In all this the minivan is stolen and recovered, Karl is dealt with thanks to some thugs Noah made amends to, and Noah passes on some words of wisdom: helping Slater accept his homosexuality, Blithe to not grow up too fast, and Rodrigo to accept that he'll be loved.  Oh, and he gets a potential love interest in Roxanne (Kylie Bunbury).

Yes, The Sitter I know isn't going for anything called intelligence or wit.  It is suppose to be moronic, with people one doesn't like and we are just suppose to take all that it gives us without thinking.  However, as I see it Brian Gatewood and Alessandro Tanaka's script isn't just lazy, but so wildly misguided. 

It makes the common mistake of trying to mix the raunch of a Judd Apatow production with sensitive insights and life lessons.  We are suppose to believe Noah has grown as a person by seeing that these kids have issues (as opposed to just being obnoxious and perhaps crazy).  We are also given some insight into his own issues with the daddy that doesn't love him.  Hence, the reason he dropped out or was suspended from college (despite being 'brilliant') and is a general screw-up is because his father left him.

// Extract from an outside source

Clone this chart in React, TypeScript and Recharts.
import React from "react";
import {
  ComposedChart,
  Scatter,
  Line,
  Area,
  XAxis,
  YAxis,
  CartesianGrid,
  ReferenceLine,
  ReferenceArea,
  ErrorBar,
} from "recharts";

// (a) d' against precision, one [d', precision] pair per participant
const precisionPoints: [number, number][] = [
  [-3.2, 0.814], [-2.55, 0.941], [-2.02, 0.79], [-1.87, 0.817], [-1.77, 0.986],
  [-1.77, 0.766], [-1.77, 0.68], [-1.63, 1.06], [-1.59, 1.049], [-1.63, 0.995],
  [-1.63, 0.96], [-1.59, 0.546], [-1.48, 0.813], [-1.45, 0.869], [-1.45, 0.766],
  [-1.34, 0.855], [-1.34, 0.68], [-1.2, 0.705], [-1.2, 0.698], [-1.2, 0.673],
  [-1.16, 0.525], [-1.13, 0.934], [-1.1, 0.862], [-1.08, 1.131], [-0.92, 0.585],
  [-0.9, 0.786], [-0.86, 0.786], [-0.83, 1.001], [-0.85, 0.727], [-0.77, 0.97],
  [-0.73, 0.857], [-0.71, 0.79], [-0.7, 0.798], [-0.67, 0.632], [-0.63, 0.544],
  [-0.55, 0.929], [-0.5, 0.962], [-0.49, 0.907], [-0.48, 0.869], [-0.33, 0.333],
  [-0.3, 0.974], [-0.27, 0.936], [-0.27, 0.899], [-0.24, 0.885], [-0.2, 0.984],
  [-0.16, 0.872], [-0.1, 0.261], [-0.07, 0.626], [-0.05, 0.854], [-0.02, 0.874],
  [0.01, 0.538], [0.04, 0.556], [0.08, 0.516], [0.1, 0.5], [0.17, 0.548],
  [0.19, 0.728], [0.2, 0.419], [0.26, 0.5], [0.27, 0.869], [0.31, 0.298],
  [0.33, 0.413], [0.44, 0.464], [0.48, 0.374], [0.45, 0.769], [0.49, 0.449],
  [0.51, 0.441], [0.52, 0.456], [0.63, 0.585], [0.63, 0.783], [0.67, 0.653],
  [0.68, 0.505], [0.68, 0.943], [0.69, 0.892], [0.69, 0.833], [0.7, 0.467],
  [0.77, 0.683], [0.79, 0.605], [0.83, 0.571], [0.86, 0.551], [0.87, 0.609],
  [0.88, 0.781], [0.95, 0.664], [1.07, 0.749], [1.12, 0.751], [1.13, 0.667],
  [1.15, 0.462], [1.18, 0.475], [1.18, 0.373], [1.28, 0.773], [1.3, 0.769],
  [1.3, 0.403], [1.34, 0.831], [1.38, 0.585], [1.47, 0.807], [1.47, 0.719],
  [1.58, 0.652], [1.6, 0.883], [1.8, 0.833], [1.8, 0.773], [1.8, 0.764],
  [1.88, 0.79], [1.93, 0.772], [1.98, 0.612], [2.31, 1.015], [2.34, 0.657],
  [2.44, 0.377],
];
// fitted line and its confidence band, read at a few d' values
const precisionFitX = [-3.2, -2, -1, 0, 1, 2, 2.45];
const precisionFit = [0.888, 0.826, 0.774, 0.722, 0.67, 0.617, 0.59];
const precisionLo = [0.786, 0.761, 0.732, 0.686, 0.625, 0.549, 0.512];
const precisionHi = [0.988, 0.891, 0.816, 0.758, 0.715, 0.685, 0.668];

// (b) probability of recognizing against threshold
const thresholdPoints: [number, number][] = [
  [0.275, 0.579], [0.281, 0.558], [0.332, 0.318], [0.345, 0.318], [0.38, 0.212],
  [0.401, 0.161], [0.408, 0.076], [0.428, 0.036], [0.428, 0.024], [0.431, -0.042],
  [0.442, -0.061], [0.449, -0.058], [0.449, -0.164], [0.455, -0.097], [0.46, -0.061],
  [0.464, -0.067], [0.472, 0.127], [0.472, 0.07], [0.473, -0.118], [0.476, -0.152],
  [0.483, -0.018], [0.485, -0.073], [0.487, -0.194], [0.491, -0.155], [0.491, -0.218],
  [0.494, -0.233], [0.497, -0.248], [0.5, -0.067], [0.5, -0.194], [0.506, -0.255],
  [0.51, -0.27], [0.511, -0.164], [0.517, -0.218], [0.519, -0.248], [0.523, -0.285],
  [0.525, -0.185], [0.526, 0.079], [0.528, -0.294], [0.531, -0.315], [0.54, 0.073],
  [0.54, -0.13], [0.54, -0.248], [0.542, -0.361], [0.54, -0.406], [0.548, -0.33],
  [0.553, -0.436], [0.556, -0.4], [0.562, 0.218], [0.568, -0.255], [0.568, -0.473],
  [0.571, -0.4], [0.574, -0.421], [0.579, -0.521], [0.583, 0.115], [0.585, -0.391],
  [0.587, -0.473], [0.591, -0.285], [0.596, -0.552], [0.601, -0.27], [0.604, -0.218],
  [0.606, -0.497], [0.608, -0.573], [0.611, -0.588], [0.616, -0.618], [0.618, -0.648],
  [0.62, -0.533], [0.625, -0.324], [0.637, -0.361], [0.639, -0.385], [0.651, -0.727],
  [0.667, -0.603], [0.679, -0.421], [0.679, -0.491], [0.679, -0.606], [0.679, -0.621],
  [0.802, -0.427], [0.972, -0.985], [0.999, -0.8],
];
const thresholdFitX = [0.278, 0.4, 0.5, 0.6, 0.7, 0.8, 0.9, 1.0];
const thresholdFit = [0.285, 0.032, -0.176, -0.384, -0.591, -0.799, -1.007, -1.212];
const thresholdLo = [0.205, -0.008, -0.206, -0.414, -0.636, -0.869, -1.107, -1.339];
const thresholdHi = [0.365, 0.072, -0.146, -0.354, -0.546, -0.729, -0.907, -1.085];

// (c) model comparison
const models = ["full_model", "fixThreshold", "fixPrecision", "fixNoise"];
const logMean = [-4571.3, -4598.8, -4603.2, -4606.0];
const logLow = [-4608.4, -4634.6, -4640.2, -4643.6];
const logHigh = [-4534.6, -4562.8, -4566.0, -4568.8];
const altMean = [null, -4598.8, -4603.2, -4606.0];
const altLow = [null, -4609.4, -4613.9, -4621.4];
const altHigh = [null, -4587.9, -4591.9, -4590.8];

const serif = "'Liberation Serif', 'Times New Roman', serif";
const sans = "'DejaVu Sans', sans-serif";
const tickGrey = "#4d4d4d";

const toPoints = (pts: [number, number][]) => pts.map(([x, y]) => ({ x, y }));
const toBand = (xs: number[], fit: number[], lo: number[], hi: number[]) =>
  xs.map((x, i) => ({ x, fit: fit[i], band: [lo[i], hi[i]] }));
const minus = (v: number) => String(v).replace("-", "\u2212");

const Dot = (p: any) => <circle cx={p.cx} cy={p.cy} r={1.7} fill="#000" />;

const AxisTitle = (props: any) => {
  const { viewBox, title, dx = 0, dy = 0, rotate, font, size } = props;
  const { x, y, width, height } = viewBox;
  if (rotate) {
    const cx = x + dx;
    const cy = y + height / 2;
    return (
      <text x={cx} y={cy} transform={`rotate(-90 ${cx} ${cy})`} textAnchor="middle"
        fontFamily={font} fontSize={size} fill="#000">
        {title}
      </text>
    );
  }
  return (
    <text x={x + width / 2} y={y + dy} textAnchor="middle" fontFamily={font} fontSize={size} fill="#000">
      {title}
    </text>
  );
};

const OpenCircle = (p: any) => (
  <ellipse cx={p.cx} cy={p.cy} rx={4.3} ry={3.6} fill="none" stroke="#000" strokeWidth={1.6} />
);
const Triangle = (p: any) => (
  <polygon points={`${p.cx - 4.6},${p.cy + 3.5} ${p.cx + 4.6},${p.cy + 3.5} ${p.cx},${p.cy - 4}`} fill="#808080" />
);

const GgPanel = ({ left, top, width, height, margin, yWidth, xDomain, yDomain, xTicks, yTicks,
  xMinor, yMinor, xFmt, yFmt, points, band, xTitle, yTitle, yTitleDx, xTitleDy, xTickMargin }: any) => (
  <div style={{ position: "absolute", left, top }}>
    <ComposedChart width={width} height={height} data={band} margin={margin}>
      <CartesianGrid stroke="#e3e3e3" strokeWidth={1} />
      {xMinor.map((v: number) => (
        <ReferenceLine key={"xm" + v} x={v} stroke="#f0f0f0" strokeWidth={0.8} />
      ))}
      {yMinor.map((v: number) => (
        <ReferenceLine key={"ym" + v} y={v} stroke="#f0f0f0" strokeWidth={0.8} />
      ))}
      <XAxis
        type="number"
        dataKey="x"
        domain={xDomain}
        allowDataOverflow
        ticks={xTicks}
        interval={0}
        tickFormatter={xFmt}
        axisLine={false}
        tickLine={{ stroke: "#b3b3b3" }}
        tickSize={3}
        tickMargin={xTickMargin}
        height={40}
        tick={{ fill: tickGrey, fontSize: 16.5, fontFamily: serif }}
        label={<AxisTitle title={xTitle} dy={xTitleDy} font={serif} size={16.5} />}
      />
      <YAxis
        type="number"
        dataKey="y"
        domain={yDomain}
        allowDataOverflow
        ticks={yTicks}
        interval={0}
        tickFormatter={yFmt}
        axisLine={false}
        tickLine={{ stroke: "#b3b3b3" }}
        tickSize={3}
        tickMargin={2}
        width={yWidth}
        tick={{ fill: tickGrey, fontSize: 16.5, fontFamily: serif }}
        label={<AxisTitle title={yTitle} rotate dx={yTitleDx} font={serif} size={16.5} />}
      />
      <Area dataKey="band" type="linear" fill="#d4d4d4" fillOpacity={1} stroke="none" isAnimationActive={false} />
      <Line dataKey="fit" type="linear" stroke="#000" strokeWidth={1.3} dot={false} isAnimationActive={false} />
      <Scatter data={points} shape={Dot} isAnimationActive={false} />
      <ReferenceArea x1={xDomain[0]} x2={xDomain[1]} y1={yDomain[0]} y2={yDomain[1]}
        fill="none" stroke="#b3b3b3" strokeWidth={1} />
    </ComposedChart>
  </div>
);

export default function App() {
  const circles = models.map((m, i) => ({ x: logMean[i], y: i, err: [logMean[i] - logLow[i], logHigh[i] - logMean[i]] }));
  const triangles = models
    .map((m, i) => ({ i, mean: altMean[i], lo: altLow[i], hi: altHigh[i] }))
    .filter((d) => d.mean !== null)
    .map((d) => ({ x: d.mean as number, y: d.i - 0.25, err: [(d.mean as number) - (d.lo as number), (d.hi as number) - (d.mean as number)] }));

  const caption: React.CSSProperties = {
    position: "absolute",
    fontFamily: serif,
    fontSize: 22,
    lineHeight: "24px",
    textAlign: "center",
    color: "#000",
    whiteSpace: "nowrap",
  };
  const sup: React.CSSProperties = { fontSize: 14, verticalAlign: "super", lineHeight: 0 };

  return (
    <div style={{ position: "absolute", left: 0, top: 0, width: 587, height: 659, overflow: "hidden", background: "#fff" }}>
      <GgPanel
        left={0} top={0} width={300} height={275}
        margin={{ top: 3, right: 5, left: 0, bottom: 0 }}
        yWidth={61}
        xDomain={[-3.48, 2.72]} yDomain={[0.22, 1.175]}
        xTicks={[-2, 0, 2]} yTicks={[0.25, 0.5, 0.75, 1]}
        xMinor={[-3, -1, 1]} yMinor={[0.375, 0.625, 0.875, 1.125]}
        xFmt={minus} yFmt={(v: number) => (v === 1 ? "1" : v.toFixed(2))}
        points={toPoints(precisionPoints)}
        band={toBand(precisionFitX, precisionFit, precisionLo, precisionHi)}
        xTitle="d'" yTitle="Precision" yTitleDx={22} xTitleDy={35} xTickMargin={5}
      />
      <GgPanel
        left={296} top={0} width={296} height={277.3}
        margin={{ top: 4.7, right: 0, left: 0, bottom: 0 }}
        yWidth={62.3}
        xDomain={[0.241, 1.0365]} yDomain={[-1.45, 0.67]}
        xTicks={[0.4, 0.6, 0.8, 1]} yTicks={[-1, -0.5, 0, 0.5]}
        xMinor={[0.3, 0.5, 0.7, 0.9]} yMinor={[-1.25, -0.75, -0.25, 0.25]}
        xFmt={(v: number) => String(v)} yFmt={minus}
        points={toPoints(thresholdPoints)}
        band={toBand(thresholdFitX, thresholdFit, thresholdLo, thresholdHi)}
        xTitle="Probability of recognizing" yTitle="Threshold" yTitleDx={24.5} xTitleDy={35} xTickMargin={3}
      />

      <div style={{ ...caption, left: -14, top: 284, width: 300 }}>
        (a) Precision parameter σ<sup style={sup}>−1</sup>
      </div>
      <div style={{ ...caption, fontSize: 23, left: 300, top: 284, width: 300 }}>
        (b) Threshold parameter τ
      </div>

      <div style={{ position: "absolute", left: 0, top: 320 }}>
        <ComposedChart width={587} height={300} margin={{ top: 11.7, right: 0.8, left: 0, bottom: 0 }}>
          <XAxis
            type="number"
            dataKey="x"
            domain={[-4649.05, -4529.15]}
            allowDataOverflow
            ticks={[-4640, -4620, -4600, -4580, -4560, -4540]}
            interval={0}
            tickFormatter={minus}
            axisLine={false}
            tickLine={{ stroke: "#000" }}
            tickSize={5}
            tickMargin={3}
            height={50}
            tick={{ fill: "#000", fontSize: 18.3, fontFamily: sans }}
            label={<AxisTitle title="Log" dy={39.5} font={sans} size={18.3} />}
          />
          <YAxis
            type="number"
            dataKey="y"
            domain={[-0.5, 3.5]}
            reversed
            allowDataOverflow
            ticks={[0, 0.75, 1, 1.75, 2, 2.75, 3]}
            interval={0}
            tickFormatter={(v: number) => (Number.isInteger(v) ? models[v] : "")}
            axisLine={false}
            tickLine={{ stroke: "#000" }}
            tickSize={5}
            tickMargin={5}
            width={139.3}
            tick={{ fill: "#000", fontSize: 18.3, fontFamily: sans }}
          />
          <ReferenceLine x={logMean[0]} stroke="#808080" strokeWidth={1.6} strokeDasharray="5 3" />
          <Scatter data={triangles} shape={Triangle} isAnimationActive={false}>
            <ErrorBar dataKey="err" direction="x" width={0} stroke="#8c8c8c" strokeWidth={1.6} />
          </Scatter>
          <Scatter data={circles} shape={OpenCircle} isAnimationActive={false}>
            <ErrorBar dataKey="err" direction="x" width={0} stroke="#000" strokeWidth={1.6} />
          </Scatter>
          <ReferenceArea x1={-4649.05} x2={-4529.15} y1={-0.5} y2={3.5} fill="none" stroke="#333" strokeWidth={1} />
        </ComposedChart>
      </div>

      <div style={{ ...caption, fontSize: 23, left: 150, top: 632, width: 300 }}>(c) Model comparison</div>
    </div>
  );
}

It doesn't work because Noah goes out of his way to be unpleasant.  His father leaving him is no reason to sit on the couch and not answer the phone when his mother asks him to. 

Furthermore, the screenplay goes through all the motions of having the three children have their 'touching moment' in a method that appears to come from a how-to guide.  Each child has his/her issue, and we expect each issue to be addressed. 

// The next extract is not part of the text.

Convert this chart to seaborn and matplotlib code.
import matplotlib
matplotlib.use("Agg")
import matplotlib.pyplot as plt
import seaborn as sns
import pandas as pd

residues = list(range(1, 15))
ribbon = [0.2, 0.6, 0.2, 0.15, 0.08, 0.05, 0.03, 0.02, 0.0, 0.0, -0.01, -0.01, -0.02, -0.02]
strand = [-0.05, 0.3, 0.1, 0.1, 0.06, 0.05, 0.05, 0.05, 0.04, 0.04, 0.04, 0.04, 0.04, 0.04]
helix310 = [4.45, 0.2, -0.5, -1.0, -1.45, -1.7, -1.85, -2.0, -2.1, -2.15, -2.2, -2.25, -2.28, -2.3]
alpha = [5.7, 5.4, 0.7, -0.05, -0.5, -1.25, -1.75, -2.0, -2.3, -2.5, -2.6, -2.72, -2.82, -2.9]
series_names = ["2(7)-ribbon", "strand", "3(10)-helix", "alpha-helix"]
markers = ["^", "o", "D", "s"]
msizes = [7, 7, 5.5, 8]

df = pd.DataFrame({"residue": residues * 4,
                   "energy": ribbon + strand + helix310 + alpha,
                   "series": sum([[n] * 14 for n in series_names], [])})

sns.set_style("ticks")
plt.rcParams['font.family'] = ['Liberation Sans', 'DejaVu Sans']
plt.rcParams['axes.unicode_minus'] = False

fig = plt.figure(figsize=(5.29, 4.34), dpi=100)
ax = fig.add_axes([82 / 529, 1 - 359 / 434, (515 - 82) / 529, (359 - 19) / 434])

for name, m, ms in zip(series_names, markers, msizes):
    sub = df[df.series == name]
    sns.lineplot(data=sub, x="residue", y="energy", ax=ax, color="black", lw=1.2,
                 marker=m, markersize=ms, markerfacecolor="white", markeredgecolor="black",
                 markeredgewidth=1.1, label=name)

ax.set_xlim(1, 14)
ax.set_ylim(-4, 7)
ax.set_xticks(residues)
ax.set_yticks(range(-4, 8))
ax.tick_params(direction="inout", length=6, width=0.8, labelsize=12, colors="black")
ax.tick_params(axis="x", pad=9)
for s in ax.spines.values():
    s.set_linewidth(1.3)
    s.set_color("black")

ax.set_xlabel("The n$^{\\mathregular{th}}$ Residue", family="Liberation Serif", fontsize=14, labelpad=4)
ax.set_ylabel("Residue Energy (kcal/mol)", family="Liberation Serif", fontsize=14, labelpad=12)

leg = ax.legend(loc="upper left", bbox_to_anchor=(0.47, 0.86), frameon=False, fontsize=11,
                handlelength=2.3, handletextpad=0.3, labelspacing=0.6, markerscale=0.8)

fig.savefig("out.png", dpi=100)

In regards to Slater, at first I thought it was just excessive anxiety to where he was a little hypochondriac.  What pre-teen boy doesn't get a little anxious around girls?  Well, I had one friend in middle school who was basically a player back then, but I digress.  It isn't until we see Slater interact with his classmate Clayton that we get the first full sense that he may be Slater's unrequited love. 

Maybe it's me, the fact that I'm old-school when it comes to sex among the junior set, but when I was around Slater's age (between twelve and thirteen, given he was in the same class as the girl celebrating her bat mitzvah), I wasn't even aware there was such a thing as homosexuality.  I also when I was Blithe's age (I figure around six to ten) I was not obsessed with being famous and wouldn't know what a 'hot club' would be. 

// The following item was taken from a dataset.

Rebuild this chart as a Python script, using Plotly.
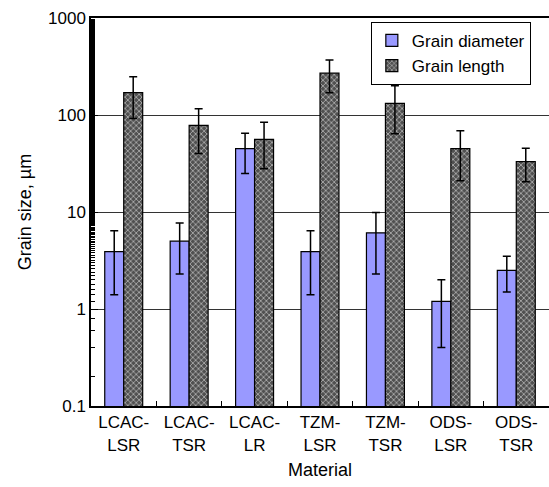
import plotly.graph_objects as go

materials = ["LCAC-<br>LSR", "LCAC-<br>TSR", "LCAC-<br>LR", "TZM-<br>LSR", "TZM-<br>TSR", "ODS-<br>LSR", "ODS-<br>TSR"]
grain_diameter = [3.9, 5.0, 45, 3.9, 6.1, 1.2, 2.5]
diameter_err = [2.5, 2.7, 20, 2.5, 3.8, 0.8, 1.0]
grain_length = [170, 78, 56, 270, 132, 45, 33]
length_err = [78, 38, 28, 100, 68, 24, 12.5]
y_tickvals = [0.1, 1, 10, 100, 1000]
y_ticktext = ["0.1", "1", "10", "100", "1000"]

FONT = "Liberation Sans, Arial, sans-serif"

fig = go.Figure()
fig.add_trace(go.Bar(
    name="Grain diameter", x=materials, y=grain_diameter,
    marker=dict(color="#9999FF", line=dict(color="black", width=1.2)),
    error_y=dict(type="data", array=diameter_err, visible=True,
                 color="black", thickness=1.5, width=4),
))
fig.add_trace(go.Bar(
    name="Grain length", x=materials, y=grain_length,
    marker=dict(color="#505050", line=dict(color="black", width=1.2),
                pattern=dict(shape="x", fgcolor="#e6e6e6", bgcolor="#505050",
                             size=4, solidity=0.25, fillmode="replace")),
    error_y=dict(type="data", array=length_err, visible=True,
                 color="black", thickness=1.5, width=4),
))

fig.update_layout(
    width=549, height=487,
    margin=dict(l=91, r=0, t=18, b=81),
    paper_bgcolor="white", plot_bgcolor="white",
    barmode="group", bargap=0.42, bargroupgap=0,
    font=dict(family=FONT, size=17, color="black"),
    legend=dict(x=0.611, y=0.99, xanchor="left", yanchor="top",
                bordercolor="black", borderwidth=1, bgcolor="white",
                font=dict(size=17), tracegroupgap=4, itemwidth=30),
    showlegend=True,
)
fig.update_xaxes(
    title=dict(text="Material", font=dict(size=18), standoff=10),
    showline=True, linecolor="black", linewidth=2, mirror=True,
    ticks="inside", tickson="boundaries", ticklen=5, tickcolor="black",
    tickfont=dict(size=17), showgrid=False,
)
fig.update_yaxes(
    type="log", range=[-1, 3],
    title=dict(text="Grain size, µm", font=dict(size=18), standoff=12),
    tickvals=y_tickvals, ticktext=y_ticktext,
    showline=True, linecolor="black", linewidth=1.5,
    ticks="inside", ticklen=7, tickcolor="black",
    minor=dict(ticks="inside", ticklen=4, tickcolor="black", showgrid=False),
    showgrid=True, gridcolor="#333333", gridwidth=1,
    tickfont=dict(size=17), zeroline=False,
)

fig.write_html("out.html")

The Sitter, I take it, is set in a world that asks kids to grow up too fast, and I think because of that I didn't fully accept it as being real.  Leaving that aside, the film was far too rushed to get into the problems all our characters appear to have. 
I also disliked what I considered to be rather racist and stereotypical characters which were there for 'laughs'.  Giving Rodrigo a peculiar accent struck me as dumb (even if he came from El Salvador, it sounded too excessive).  The black characters (minus Roxanne) appear to be thugs and ganstas; seriously, do all black people speak like they are in rap music?   Again and again I wouldn't put it as deliberately racist but more as a cheap way to try to get laughs.

A comedy should make you laugh, and I didn't laugh.

If I went over the performances, I can say there weren't any.  Not even from OSCAR NOMINEE Jonah Hill (how close they were to give him an Oscar they never gave to such "no-talents" like Claude Rains or Montgomery Clift) or Sam Rockwell, who was obviously slumming here for quick cash.

Look, we know The Sitter is a stupid movie.  We know it just by the clips.  We know it just by the plot (although you can make a good movie out of this set-up: Adventures in Babysitting being the prime example), and we know it even by the plot summary.  Even if you know it's stupid (and it is), it should be known it is a complete waste of time.    

Seriously, there are better things to watch than The Sitter, things that are more entertaining and a colonoscopy.